Structure and magnetic properties of columnar Fe-N thin films deposited by direct current magnetron sputtering
(1. College of Physics, Beihua University, Jilin 132021, China;
2. Department of Materials Science, Key Laboratory of Automobile Materials of Ministry of Education,
Jilin University, Changchun 130012, China;
3. Yancheng Institute of Technology, Yancheng 224003, China)
2. Department of Materials Science, Key Laboratory of Automobile Materials of Ministry of Education,
Jilin University, Changchun 130012, China;
3. Yancheng Institute of Technology, Yancheng 224003, China)
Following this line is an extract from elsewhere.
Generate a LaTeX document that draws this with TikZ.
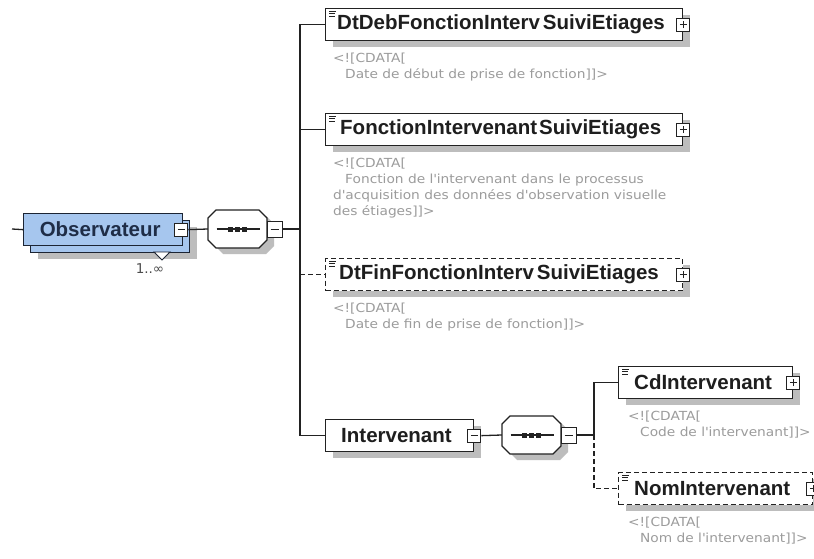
\documentclass[tikz,border=0pt]{standalone}
\usepackage{fontspec}
\setmainfont{Liberation Sans}
\newfontfamily\cdfont[FakeStretch=1.1]{DejaVu Sans}
\newfontfamily\symfont{DejaVu Sans}
\usetikzlibrary{shadows}
\definecolor{linec}{HTML}{222222}
\definecolor{labelc}{HTML}{1E1E1E}
\definecolor{obsblue}{HTML}{A6C6EE}
\definecolor{obsborder}{HTML}{1C2433}
\definecolor{obstext}{HTML}{1F2D47}
\definecolor{cdatac}{HTML}{9C9C9C}
\definecolor{shadowc}{HTML}{BDBDBD}

\newcommand\seqcomp[3]{%
  \fill[octashadow] (#2-21.5+7,#3-19+6) -- ++(43,0) -- ++(8,8) -- ++(0,22) -- ++(-8,8) -- ++(-43,0) -- ++(-8,-8) -- ++(0,-22) -- cycle;
  \draw[octa] (#2-21.5,#3-19) -- ++(43,0) -- ++(8,8) -- ++(0,22) -- ++(-8,8) -- ++(-43,0) -- ++(-8,-8) -- ++(0,-22) -- cycle;
  \node[seqanchor] (#1) at (#2,#3) {};
  \draw[conn] (#2-21,#3) -- (#2+22,#3);
  \foreach \sx in {-7,0,7} \fill[linec] (#2+\sx-2.8,#3-2.5) rectangle (#2+\sx+2.8,#3+2.5);
  \node[pmseq] (#1m) at (#2+37,#3) {};
  \draw[sign] ([xshift=-4pt]#1m.center) -- ([xshift=4pt]#1m.center);
}
\newcommand\elemicon[1]{%
  \draw[icon] ([xshift=4pt,yshift=-3pt]#1.north west) -- ++(7,0)
              ([xshift=4pt,yshift=-5.5pt]#1.north west) -- ++(6,0)
              ([xshift=4pt,yshift=-8pt]#1.north west) -- ++(6,0);
}
\newcommand\plusbox[2]{%
  \node[pm] (#1) at (#2) {};
  \draw[sign] ([xshift=-3.5pt]#1.center) -- ([xshift=3.5pt]#1.center)
              ([yshift=-3.5pt]#1.center) -- ([yshift=3.5pt]#1.center);
}
\newcommand\minusbox[2]{%
  \node[pm] (#1) at (#2) {};
  \draw[sign] ([xshift=-3.5pt]#1.center) -- ([xshift=3.5pt]#1.center);
}

\begin{document}
\begin{tikzpicture}[x=1pt,y=-1pt,
  boxshadow/.style={drop shadow={shadow xshift=7pt,shadow yshift=-6pt,fill=shadowc,opacity=1}},
  elem/.style={draw=linec,fill=white,line width=1.3pt,inner sep=0pt,minimum height=32pt,anchor=north west,boxshadow},
  optelem/.style={elem,dash pattern=on 5pt off 3pt},
  obsfront/.style={draw=obsborder,fill=obsblue,line width=1.3pt,inner sep=0pt,minimum width=159pt,minimum height=32pt,anchor=north west},
  obsback/.style={obsfront,boxshadow},
  pm/.style={draw=linec,fill=white,line width=1pt,inner sep=0pt,minimum width=13pt,minimum height=13pt},
  pmseq/.style={pm,minimum width=15pt,minimum height=16pt},
  sign/.style={draw=linec,line width=1pt},
  lbl/.style={anchor=west,inner sep=0pt,text=labelc,font=\fontsize{20.5}{24}\selectfont\bfseries},
  obslbl/.style={lbl,anchor=center,text=obstext},
  cdata/.style={anchor=north west,inner sep=0pt,align=left,text=cdatac,font=\cdfont\fontsize{12.5}{16}\selectfont},
  mult/.style={inner sep=0pt,text=labelc!80,font=\symfont\fontsize{13.5}{15}\selectfont},
  conn/.style={draw=linec,line width=1.3pt},
  optconn/.style={conn,dash pattern=on 5pt off 3pt},
  icon/.style={draw=linec,line width=0.9pt},
  tri/.style={draw=obsborder,fill=white,line width=0.9pt},
  seqanchor/.style={minimum width=59pt,minimum height=38pt,inner sep=0pt,draw=none},
  octa/.style={draw=linec,fill=white,line width=1.3pt},
  octashadow/.style={fill=shadowc}
]
\useasboundingbox (0,0) rectangle (814,559);
\fill[white] (0,0) rectangle (814,559);

% ---- Observateur (repeated element)
\node[obsback] (obsb) at (30,220) {};
\draw[tri] (154,252) -- (170,252) -- (162,260) -- cycle;
\node[obsfront] (obs) at (23,213) {};
\node[obslbl] (obsl) at ([xshift=-3pt]obs.center) {Observateur};
\minusbox{obsm}{[xshift=-2pt]obs.east}
\node[mult] (mul) at (150,269) {1..∞};
\coordinate (stub) at (12,229);
\draw[conn] (stub) -- (obs.west);

% ---- sequence 1
\seqcomp{s1}{237.5}{229}
\draw[conn] (obsm.east) -- (s1.west);
\coordinate (j1) at (300,229);
\draw[conn] (s1m.east) -- (j1);

% ---- children of sequence 1
\node[elem,minimum width=357pt] (dtdeb) at (325,8) {};
\elemicon{dtdeb}
\node[lbl] (dtdebl) at ([xshift=12pt]dtdeb.west) {DtDebFonctionInterv\kern3ptSuiviEtiages};
\plusbox{dtdebp}{dtdeb.east}
\node[cdata] (dtdebc) at (333,53) {<![CDATA[\\\hspace*{12pt}Date de début de prise de fonction]]>};

\node[elem,minimum width=357pt] (fonct) at (325,113) {};
\elemicon{fonct}
\node[lbl] (fonctl) at ([xshift=15pt]fonct.west) {FonctionIntervenant\kern2ptSuiviEtiages};
\plusbox{fonctp}{fonct.east}
\node[cdata] (fonctc) at (333,158) {<![CDATA[\\\hspace*{12pt}Fonction de l\textquotesingle intervenant dans le processus\\d\textquotesingle acquisition des données d\textquotesingle observation visuelle\\des étiages]]>};

\node[optelem,minimum width=357pt] (dtfin) at (325,258) {};
\elemicon{dtfin}
\node[lbl] (dtfinl) at ([xshift=14pt]dtfin.west) {DtFinFonctionInterv\kern3ptSuiviEtiages};
\plusbox{dtfinp}{dtfin.east}
\node[cdata] (dtfinc) at (333,303) {<![CDATA[\\\hspace*{12pt}Date de fin de prise de fonction]]>};

\node[elem,minimum width=148pt] (interv) at (325,419) {};
\node[lbl] (intervl) at ([xshift=16pt]interv.west) {Intervenant};
\minusbox{intervm}{interv.east}

\draw[conn] (j1) |- (dtdeb.west);
\draw[conn] (j1) |- (fonct.west);
\draw[conn] (j1) |- (interv.west);
\draw[optconn] (j1 |- dtfin.west) -- (dtfin.west);

% ---- sequence 2
\seqcomp{s2}{531.5}{435}
\draw[conn] (intervm.east) -- (s2.west);
\coordinate (j2) at (594,435);
\draw[conn] (s2m.east) -- (j2);

\node[elem,minimum width=174pt] (cdint) at (618,366) {};
\elemicon{cdint}
\node[lbl] (cdintl) at ([xshift=16pt]cdint.west) {CdIntervenant};
\plusbox{cdintp}{cdint.east}
\node[cdata] (cdintc) at (628,411) {<![CDATA[\\\hspace*{12pt}Code de l\textquotesingle intervenant]]>};

\node[optelem,minimum width=194pt] (nomint) at (618,472) {};
\elemicon{nomint}
\node[lbl] (nomintl) at ([xshift=16pt]nomint.west) {NomIntervenant};
\plusbox{nomintp}{nomint.east}
\node[cdata] (nomintc) at (628,517) {<![CDATA[\\\hspace*{12pt}Nom de l\textquotesingle intervenant]]>};

\draw[conn] (j2) |- (cdint.west);
\draw[optconn] (j2) |- (nomint.west);
\end{tikzpicture}
\end{document}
Abstract: Columnar Fe-N thin films with thickness ranging from 30 to 150 nm were deposited by direct current magnetron sputtering using an Ar/N2 gas mixture (V(N2)/V(N2+Ar)=5%) on corning glass substrates. The structure, surface morphology and magnetic properties were investigated using X-ray diffractometry(XRD), scanning electron microscopy, atomic force microscopy, transmission electron microscopy(TEM) and superconducting quantum interference magnetometry. XRD investigation shows that Fe-N films exhibit amorphous-like structures; however, TEM measurements indicate the synthesis of mixture phases of α-Fe+ζ-Fe2N+ε-Fe3N in these films. The magnetic anisotropy and coercivity of Fe-N thin films exhibit strong dependence on the film growth behavior and surface morphology. With increasing the height of Fe-N films with column structures, the coercivity increases from 7.96 kA/m to 22.28 kA/m in the direction parallel to the film surface. In perpendicular direction the coercivity only increases slightly from 39.79 kA/m to 43.77 kA/m. However, the values of anisotropy field increase from 0.79×106 to 1.44×106 A/m, which is mainly attributed to the shape anisotropy of elongated columns due to the fact that the difference of magneto-crystalline anisotropy among these Fe-N films is small. The saturation magnetizations of Fe-N films vary with increasing film thickness from 23.5 to 85.1 A∙m2/kg.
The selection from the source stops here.